## Written instruction
Draw out every line with the word "React" from the listing below.
# start of Data
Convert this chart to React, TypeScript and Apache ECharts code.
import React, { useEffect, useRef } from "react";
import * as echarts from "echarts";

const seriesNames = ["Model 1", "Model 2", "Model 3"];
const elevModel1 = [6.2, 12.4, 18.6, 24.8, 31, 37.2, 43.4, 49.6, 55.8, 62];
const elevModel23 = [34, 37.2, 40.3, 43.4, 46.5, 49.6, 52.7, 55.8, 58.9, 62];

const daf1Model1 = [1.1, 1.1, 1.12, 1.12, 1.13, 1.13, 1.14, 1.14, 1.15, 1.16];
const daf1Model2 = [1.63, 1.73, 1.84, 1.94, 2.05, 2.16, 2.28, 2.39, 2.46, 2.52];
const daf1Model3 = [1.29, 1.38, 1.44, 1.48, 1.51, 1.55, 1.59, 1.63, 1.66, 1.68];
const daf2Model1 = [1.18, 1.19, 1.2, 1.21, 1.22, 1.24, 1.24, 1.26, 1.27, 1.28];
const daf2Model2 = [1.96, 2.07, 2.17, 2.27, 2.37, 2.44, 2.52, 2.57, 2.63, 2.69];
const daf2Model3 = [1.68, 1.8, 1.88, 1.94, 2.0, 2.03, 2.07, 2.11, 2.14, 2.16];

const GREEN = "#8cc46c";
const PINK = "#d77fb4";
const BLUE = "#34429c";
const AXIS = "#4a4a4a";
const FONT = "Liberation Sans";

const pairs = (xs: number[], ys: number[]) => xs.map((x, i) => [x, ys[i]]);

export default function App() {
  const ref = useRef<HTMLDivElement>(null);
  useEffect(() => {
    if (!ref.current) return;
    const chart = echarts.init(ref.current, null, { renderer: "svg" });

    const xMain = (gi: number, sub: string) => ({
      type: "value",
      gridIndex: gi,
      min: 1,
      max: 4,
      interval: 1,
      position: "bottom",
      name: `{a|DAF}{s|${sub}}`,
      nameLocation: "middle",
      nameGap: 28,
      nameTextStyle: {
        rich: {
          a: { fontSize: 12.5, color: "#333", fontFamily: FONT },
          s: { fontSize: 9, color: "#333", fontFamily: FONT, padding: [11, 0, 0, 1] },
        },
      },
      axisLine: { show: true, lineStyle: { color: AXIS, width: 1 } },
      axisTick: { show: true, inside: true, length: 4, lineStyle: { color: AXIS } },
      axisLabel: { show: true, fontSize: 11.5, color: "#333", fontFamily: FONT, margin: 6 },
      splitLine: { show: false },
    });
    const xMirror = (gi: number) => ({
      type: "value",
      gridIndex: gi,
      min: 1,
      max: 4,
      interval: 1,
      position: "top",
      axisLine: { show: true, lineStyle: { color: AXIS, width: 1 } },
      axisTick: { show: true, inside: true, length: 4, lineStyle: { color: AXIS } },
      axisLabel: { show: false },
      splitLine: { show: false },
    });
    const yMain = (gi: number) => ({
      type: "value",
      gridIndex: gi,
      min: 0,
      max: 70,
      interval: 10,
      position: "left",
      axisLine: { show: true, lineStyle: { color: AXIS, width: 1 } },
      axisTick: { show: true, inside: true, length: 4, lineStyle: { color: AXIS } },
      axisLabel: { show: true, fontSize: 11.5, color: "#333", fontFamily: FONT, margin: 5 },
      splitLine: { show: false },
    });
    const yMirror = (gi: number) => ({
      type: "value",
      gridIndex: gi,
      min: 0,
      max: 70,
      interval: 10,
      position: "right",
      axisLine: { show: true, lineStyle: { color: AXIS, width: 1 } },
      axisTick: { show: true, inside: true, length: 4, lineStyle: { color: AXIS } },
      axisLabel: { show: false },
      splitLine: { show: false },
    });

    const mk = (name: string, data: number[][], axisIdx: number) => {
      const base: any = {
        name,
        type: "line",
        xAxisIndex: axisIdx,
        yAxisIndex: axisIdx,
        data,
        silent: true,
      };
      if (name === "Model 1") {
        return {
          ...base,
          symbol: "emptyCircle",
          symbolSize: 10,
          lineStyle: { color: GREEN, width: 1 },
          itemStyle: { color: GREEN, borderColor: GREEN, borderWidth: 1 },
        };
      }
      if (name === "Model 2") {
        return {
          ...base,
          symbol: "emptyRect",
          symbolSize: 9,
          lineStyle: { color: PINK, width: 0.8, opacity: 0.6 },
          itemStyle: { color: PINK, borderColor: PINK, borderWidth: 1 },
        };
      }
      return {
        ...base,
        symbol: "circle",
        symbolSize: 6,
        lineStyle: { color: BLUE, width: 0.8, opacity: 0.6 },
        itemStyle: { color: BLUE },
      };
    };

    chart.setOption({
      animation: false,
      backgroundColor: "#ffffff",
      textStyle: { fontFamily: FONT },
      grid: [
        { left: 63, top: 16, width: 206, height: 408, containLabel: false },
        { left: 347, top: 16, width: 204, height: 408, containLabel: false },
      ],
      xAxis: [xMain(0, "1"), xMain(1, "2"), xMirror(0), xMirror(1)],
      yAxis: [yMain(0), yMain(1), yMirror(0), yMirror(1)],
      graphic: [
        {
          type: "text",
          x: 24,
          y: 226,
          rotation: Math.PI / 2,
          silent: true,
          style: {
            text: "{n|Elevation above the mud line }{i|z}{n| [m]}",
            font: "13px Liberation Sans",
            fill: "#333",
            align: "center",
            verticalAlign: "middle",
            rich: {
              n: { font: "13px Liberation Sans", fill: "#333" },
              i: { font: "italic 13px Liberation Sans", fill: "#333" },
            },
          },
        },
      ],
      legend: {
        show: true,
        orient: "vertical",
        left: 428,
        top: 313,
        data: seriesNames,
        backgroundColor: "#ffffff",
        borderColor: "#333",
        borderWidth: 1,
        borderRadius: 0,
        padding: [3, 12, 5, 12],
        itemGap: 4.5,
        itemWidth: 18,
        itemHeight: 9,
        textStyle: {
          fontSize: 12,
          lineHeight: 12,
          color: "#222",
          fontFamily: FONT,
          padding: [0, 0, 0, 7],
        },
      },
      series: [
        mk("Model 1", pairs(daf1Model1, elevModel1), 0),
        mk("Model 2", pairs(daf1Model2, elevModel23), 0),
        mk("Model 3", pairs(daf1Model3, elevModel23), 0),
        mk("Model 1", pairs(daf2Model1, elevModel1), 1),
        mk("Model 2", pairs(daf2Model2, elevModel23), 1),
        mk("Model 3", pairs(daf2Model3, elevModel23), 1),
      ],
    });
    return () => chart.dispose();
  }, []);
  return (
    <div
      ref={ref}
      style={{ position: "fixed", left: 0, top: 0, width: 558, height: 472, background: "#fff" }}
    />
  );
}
# end of Data
# start of Data
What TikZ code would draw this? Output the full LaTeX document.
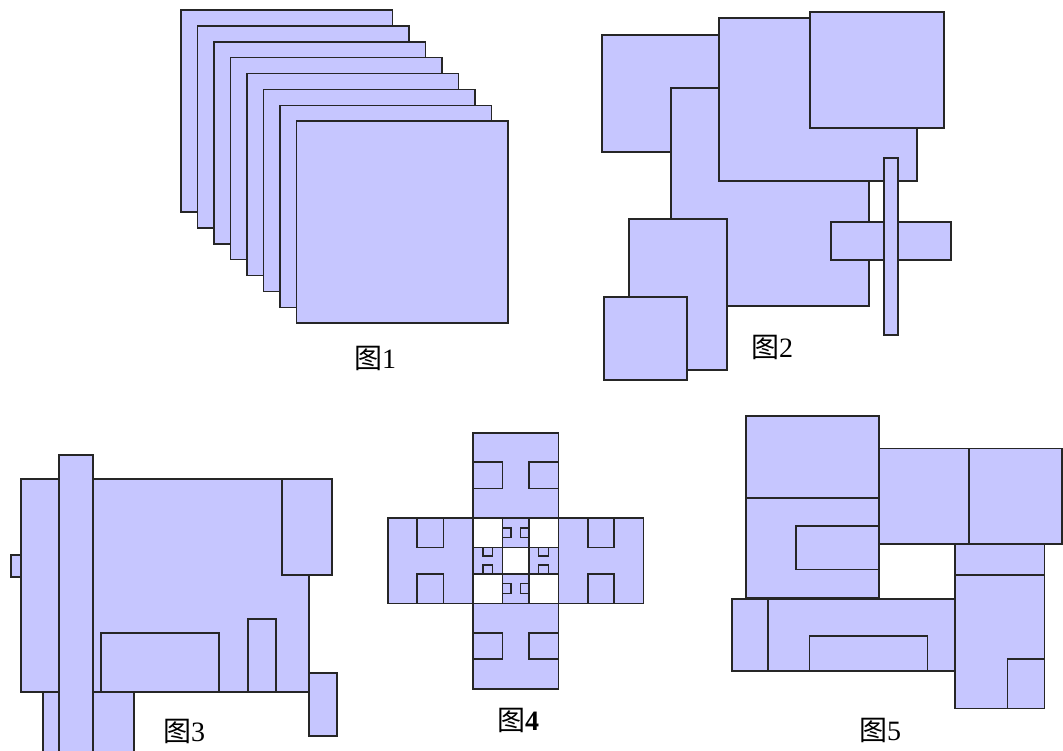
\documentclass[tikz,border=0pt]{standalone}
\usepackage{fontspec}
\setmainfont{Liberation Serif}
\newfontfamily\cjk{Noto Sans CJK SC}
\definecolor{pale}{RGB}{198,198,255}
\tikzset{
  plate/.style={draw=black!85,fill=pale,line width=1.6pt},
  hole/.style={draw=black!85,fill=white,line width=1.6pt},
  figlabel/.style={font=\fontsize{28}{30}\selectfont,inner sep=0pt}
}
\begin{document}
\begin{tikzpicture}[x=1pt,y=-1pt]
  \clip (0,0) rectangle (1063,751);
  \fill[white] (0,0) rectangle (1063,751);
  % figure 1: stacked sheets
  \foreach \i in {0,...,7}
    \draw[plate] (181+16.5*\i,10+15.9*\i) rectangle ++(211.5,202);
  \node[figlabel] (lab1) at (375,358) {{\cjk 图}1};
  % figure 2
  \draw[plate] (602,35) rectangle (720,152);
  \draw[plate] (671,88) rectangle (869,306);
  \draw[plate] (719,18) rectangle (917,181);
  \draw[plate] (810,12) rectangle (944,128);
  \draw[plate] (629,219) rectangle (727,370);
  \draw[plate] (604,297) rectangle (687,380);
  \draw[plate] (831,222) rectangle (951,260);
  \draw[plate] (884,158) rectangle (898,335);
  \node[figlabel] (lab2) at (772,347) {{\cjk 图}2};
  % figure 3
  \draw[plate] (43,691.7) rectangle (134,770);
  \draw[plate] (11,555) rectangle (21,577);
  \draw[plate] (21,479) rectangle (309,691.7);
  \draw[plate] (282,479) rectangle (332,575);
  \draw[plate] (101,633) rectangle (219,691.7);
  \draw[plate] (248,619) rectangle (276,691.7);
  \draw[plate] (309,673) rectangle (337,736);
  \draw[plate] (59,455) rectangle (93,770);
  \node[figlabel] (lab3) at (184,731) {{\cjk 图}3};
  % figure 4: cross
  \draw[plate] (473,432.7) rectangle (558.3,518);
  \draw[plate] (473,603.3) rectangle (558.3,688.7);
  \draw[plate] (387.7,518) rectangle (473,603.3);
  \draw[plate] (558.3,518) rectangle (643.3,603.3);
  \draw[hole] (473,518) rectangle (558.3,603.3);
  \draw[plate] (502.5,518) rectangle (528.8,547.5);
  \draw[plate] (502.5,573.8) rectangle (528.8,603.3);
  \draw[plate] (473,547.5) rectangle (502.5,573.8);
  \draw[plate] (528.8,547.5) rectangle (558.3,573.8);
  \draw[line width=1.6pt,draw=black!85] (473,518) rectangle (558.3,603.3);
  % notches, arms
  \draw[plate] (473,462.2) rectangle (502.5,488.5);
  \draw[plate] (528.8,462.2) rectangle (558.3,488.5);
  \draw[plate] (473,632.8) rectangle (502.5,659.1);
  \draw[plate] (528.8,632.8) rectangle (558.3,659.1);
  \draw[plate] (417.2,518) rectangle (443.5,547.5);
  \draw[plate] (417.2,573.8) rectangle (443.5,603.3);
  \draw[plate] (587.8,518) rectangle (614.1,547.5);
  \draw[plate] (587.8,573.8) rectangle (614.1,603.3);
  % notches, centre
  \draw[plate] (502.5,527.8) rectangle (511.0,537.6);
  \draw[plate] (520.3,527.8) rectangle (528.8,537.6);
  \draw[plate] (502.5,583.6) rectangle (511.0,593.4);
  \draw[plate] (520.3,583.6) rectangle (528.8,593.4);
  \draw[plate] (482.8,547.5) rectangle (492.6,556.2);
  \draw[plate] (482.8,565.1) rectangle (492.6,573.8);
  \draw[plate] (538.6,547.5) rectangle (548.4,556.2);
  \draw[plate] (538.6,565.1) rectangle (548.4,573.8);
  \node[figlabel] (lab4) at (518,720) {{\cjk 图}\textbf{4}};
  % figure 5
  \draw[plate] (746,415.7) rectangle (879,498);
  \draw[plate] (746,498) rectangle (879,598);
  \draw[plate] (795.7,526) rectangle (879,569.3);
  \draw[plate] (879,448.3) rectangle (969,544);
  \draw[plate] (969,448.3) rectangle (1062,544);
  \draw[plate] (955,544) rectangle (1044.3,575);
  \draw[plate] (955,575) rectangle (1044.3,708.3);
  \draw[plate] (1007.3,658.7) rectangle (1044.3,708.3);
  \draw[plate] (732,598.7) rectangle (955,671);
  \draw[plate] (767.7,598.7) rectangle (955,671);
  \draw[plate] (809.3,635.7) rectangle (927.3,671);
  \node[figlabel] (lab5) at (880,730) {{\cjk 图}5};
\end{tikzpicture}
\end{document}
# end of Data
## Correct response
Convert this chart to React, TypeScript and Apache ECharts code.
import React, { useEffect, useRef } from "react";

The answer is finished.